▶ **Entries provided**:
<<<<

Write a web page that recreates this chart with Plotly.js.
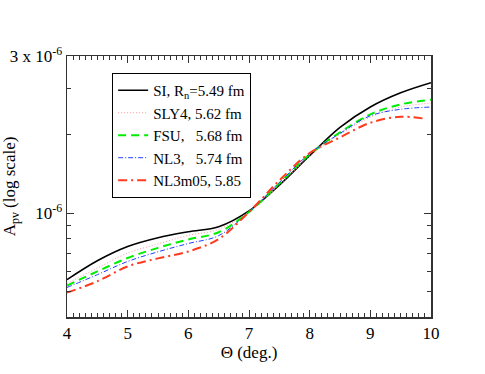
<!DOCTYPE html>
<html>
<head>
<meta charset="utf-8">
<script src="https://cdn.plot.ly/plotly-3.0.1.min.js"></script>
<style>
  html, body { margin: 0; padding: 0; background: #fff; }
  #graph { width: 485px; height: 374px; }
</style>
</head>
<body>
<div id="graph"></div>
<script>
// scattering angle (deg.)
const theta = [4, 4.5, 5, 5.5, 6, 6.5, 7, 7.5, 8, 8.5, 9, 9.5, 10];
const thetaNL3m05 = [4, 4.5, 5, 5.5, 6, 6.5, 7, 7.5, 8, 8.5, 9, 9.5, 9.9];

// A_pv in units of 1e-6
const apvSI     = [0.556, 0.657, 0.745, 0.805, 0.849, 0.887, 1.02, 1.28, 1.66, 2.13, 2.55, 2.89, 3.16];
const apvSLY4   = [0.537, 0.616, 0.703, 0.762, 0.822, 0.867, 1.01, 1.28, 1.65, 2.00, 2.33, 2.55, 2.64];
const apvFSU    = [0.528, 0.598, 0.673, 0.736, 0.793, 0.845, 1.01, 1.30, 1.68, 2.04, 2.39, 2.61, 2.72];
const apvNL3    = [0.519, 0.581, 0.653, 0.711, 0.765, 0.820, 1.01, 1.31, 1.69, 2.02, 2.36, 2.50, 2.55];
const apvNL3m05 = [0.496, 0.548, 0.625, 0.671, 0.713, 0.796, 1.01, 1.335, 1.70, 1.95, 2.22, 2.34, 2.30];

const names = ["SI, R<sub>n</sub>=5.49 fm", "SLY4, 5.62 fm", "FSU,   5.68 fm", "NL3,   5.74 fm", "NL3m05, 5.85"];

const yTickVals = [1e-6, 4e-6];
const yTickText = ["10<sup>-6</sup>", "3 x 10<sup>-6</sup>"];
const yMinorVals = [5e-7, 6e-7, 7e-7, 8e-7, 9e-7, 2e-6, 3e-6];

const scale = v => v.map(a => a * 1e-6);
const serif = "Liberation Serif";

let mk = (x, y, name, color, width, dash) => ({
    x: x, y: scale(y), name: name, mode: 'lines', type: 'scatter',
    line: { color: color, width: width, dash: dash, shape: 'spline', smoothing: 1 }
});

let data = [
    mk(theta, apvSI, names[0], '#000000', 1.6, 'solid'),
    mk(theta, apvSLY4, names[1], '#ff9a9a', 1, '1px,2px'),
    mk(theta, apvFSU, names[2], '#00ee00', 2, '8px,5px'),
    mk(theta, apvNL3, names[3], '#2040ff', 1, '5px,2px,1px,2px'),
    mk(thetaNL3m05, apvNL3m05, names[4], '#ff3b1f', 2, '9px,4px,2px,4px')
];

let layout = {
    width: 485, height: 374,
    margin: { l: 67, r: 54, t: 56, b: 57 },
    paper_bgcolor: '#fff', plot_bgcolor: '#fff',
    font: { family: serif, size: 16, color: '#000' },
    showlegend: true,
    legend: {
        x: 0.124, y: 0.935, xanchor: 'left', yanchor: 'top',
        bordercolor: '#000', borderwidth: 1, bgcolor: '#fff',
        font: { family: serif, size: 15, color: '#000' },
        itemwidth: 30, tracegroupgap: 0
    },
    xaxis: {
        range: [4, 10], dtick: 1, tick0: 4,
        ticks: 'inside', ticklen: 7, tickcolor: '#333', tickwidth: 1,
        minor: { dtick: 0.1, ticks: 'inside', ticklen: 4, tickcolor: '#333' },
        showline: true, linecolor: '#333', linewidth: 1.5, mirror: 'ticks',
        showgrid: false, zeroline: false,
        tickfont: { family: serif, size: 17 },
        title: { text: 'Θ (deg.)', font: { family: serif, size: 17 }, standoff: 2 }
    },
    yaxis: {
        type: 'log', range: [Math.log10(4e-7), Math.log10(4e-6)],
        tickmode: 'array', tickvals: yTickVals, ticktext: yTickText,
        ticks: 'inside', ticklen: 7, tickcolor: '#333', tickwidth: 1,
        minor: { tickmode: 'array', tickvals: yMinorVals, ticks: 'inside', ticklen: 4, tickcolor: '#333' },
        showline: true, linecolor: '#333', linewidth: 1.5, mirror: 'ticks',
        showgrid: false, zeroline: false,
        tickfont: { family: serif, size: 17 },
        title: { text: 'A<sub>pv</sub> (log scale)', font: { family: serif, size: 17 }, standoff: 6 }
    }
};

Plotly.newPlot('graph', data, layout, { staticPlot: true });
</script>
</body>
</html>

>>>>
<<<<

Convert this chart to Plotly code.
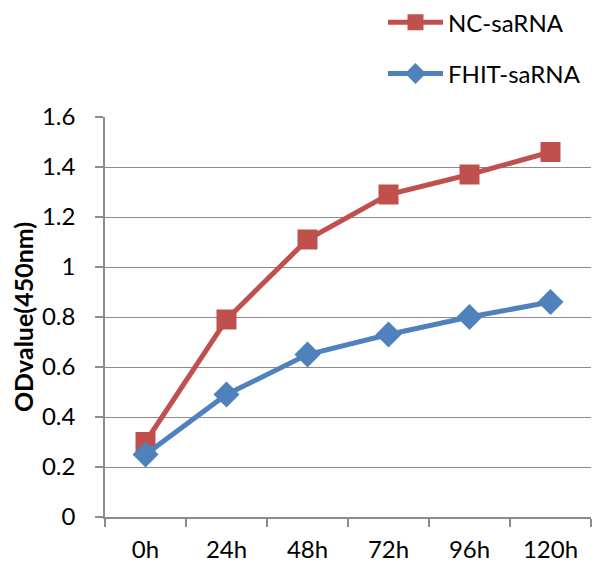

>>>>
<<<<

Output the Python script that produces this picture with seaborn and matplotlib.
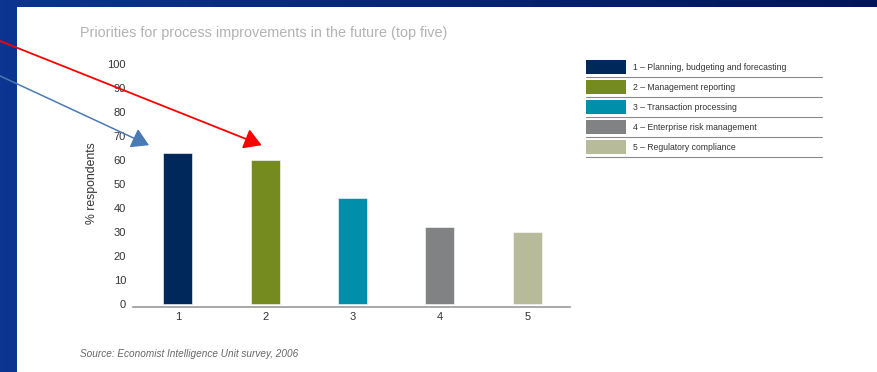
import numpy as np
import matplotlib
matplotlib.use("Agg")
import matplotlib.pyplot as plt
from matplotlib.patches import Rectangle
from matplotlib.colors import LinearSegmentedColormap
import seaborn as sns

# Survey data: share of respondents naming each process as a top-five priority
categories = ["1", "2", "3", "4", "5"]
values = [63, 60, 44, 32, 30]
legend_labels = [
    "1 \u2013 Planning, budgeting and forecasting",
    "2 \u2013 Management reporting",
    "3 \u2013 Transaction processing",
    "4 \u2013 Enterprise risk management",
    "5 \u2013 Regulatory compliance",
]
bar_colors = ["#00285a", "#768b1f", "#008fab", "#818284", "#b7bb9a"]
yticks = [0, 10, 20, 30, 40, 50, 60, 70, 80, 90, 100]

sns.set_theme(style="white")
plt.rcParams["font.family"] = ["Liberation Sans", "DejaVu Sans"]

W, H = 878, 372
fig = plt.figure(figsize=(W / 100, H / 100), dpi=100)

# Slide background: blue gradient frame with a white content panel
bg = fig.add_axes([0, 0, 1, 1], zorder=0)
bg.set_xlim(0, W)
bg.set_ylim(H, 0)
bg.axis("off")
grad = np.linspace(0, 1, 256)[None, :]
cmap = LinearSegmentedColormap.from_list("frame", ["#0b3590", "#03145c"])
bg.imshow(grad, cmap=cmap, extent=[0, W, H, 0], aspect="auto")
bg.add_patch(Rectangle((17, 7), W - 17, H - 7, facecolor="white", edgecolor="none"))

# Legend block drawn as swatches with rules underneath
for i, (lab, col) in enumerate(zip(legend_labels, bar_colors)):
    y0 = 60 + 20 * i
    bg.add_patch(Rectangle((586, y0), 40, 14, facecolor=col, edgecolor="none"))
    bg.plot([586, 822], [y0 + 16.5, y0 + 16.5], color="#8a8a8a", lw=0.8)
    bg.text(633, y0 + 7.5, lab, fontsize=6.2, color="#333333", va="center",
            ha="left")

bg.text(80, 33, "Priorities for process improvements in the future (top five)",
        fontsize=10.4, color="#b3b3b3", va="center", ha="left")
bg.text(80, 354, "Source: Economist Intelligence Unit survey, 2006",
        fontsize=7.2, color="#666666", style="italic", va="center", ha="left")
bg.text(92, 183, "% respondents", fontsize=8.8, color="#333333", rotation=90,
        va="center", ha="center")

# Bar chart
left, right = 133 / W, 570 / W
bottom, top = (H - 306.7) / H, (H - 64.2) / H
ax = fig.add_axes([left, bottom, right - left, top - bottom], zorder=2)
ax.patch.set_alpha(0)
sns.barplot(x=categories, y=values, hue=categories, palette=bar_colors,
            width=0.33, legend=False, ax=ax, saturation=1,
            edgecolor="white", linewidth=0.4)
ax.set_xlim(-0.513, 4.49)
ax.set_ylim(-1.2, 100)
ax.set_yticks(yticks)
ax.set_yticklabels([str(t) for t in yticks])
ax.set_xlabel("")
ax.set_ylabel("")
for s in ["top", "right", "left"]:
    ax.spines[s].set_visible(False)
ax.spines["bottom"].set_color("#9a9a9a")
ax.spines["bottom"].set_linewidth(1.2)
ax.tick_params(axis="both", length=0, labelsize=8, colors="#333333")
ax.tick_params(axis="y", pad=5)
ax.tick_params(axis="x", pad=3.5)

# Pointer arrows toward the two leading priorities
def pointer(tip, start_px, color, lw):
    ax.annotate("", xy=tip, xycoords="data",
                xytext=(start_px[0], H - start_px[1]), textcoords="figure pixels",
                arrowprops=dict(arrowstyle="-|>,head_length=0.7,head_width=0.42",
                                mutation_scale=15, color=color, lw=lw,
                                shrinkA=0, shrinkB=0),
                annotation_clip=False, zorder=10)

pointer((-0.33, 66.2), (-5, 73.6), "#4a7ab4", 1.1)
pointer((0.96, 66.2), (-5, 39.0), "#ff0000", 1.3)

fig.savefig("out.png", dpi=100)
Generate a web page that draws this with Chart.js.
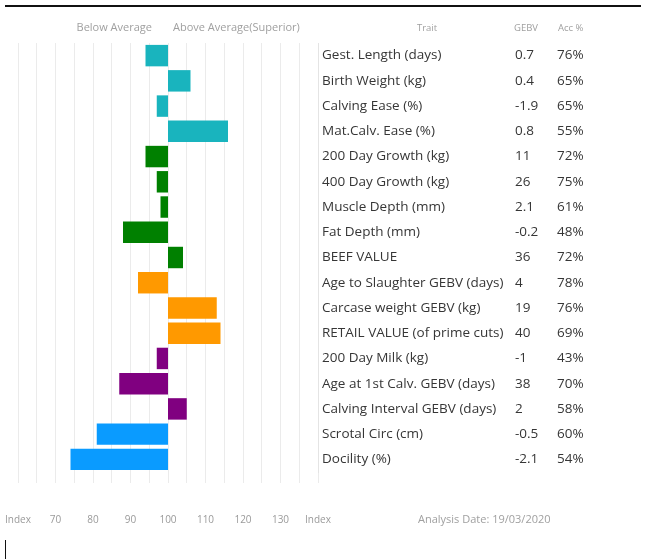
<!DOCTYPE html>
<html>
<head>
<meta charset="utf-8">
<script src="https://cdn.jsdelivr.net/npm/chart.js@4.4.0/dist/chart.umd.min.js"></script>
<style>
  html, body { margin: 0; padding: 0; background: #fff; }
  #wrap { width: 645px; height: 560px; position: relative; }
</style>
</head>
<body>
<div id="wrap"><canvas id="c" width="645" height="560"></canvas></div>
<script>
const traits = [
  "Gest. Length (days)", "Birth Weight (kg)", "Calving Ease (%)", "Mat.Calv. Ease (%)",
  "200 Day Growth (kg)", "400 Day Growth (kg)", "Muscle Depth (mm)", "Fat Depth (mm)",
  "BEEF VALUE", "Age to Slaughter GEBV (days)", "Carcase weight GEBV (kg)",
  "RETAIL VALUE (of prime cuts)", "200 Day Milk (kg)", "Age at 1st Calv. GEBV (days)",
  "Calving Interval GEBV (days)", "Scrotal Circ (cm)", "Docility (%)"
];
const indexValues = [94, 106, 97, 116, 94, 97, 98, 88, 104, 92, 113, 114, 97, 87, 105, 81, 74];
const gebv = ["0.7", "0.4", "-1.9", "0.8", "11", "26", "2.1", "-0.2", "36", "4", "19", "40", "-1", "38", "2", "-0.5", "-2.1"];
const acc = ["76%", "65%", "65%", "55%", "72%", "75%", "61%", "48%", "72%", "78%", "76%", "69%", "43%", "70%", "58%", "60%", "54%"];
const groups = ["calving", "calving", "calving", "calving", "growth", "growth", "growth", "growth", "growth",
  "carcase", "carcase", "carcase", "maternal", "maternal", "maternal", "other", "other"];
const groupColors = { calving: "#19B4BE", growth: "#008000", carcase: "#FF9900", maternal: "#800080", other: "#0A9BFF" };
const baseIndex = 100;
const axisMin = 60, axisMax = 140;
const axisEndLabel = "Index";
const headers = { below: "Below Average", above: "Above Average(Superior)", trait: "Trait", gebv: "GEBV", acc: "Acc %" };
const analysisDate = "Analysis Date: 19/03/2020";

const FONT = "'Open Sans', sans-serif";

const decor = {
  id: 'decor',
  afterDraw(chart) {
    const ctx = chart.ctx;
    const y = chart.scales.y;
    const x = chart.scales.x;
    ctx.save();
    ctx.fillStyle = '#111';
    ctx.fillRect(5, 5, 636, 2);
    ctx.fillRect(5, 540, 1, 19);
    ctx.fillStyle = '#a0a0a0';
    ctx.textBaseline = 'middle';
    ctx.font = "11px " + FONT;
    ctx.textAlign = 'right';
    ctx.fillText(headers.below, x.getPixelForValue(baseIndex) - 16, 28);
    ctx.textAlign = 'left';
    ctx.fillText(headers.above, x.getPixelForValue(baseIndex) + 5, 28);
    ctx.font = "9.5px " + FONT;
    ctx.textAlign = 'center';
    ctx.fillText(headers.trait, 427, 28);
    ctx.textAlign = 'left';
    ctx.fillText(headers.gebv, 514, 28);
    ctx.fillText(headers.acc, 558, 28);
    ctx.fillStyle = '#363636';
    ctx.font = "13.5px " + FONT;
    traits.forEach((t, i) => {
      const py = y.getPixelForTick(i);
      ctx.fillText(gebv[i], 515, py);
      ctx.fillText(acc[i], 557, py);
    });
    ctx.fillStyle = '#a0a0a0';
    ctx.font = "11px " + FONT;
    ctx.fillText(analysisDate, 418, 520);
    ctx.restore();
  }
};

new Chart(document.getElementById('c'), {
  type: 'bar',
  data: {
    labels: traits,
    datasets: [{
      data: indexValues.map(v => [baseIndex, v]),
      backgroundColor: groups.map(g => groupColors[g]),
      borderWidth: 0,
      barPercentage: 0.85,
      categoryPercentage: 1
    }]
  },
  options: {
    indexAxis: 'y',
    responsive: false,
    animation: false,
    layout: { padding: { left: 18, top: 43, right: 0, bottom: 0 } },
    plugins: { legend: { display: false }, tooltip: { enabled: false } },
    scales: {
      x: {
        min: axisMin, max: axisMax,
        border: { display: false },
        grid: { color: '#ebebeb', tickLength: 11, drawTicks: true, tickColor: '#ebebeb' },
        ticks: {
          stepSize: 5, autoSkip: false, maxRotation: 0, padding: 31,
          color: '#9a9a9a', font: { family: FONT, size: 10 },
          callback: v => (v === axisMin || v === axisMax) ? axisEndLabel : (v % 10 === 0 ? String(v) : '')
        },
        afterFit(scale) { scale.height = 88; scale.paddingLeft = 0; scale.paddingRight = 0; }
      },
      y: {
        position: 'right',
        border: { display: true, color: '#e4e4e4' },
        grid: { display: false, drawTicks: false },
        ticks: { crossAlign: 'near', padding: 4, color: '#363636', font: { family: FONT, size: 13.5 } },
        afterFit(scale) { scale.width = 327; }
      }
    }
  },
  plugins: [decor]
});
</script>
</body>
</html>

>>>>

Leave out the pictures and transcribe exactly the lines from the one containing "Write a web" through the one containing "9, 9.5, 9.9];".

▶ **Answer to this problem**:
Write a web page that recreates this chart with Plotly.js.
<!DOCTYPE html>
<html>
<head>
<meta charset="utf-8">
<script src="https://cdn.plot.ly/plotly-3.0.1.min.js"></script>
<style>
  html, body { margin: 0; padding: 0; background: #fff; }
  #graph { width: 485px; height: 374px; }
</style>
</head>
<body>
<div id="graph"></div>
<script>
// scattering angle (deg.)
const theta = [4, 4.5, 5, 5.5, 6, 6.5, 7, 7.5, 8, 8.5, 9, 9.5, 10];
const thetaNL3m05 = [4, 4.5, 5, 5.5, 6, 6.5, 7, 7.5, 8, 8.5, 9, 9.5, 9.9];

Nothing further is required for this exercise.